Especially for strongly disjunctive neurons like the inhibitory neuron, ReLU has the advantage of propagating its input signal exactly as it is, without distortion or loss of information.

The Pattern Lattice

One design goal of the Aika algorithm is, to be able to efficiently simulate huge networks with millions of neurons. However, this is only possible if only a very small part of the neurons become active for any given input data set. One prerequisite for achieving this goal is the earlier mentioned distinction between active and inactive neurons. If one neuron gets activated, only those outgoing neurons are required to be computed, that would exceed their threshold based on this new input. Depending on the synapse weights and bias settings of the outgoing neuron it may either fire directly (for or-gate like neurons) or it may require other input neurons to fire first (for and-gate like neurons). If the neuron is an and-gate like neuron then there is an efficient way to determine only those outgoing neurons that might be activated by a new input signal.
This is where the pattern lattice comes into play. The pattern lattice is used to store all sub patterns of a given input pattern. If for instance a neuron requires the inputs \(A\), \(B\) and \(C\) to be activated before the neuron itself can be fired, then the following pattern lattice would emerge.

As with the neural network, activations can be propagated within the pattern lattice as well. If only the two inputs \(A\) and \(B\) are activated by an incoming signal, then the pattern node \(AB\) would be activated as well, but not the pattern node \(ABC\). The advantage of this data structure is that only minimal refinements have to be tested from one level in the pattern lattice to the next. If all neurons dependent on input \(A\) were tested directly, the number of outgoing neurons might be so large that many unnecessary calculations would be required. But before we can build the pattern lattice, we first have to convert the weighted inputs of the neuron into a boolean representation. Here we only need to distinguish between active and inactive neurons.
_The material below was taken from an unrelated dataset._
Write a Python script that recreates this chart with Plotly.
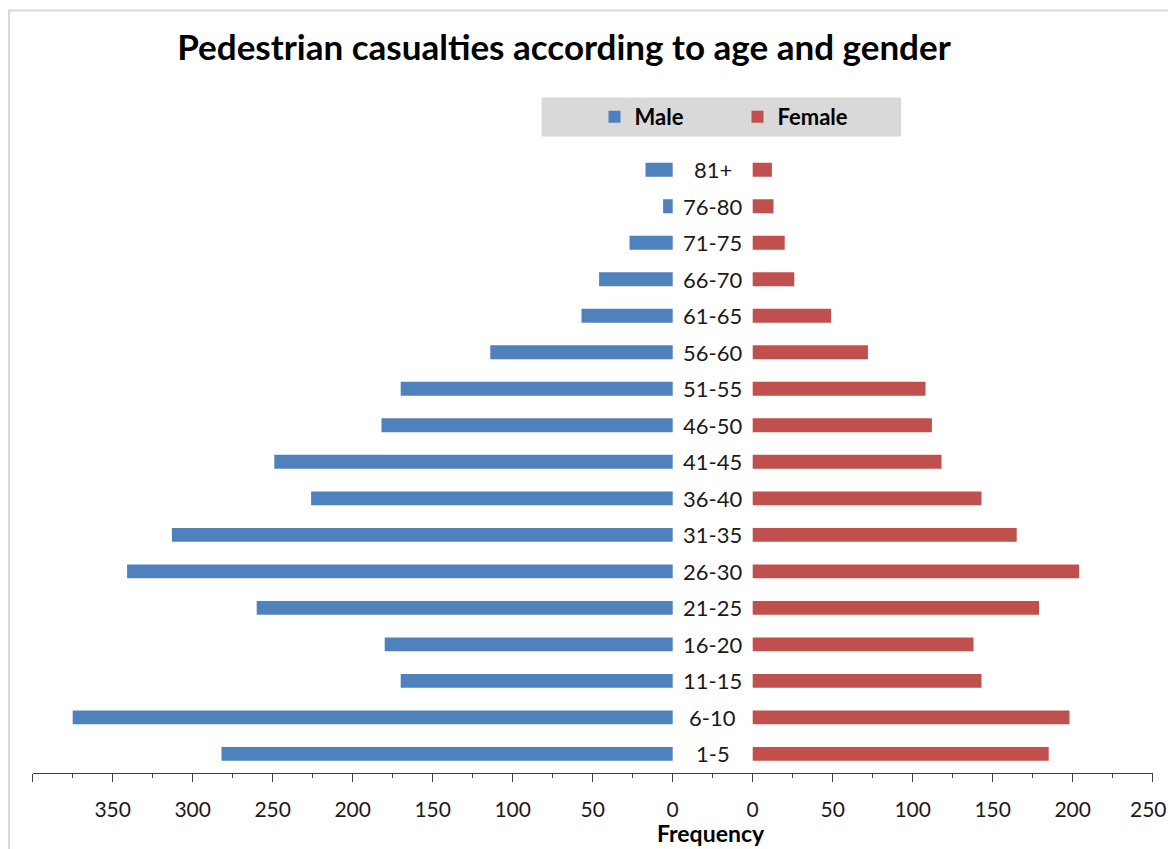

Hence let us consider a neuron with a heaviside activation function (\(\theta(x) = 1\) if \(x > 0\) otherwise \(0\)).

$$b = -0.5$$ $$w_0 = 1.0$$ $$w_1 = 0.3$$ $$w_2 = 0.3$$ $$y = \theta \Bigg({b + \sum\limits_{i=0}^N{x_i w_i}}\Bigg)$$

This example neuron can then be reformulated into a disjunctive normal form (-0.5 + 1.0 > 0 OR -0.5 + 0.3 + 0.3 > 0) boolean expression:

$$y = x_0 \vee (x_1 \wedge x_2)$$

A boolean expression in disjunctive normal form consists of a set of conjunctions that are connected by a disjunction. That means we can store these conjunctions as nodes within the pattern lattice and connect them by a disjunction node. The activation of this disjunction node is then the precondition before the associated neuron can be activated. So the weighted sum of the neuron still needs to be computed, but only when the disjunction node gets activated. Another advantage of the pattern lattice is that large parts of the lattice can be shared by multiple neurons.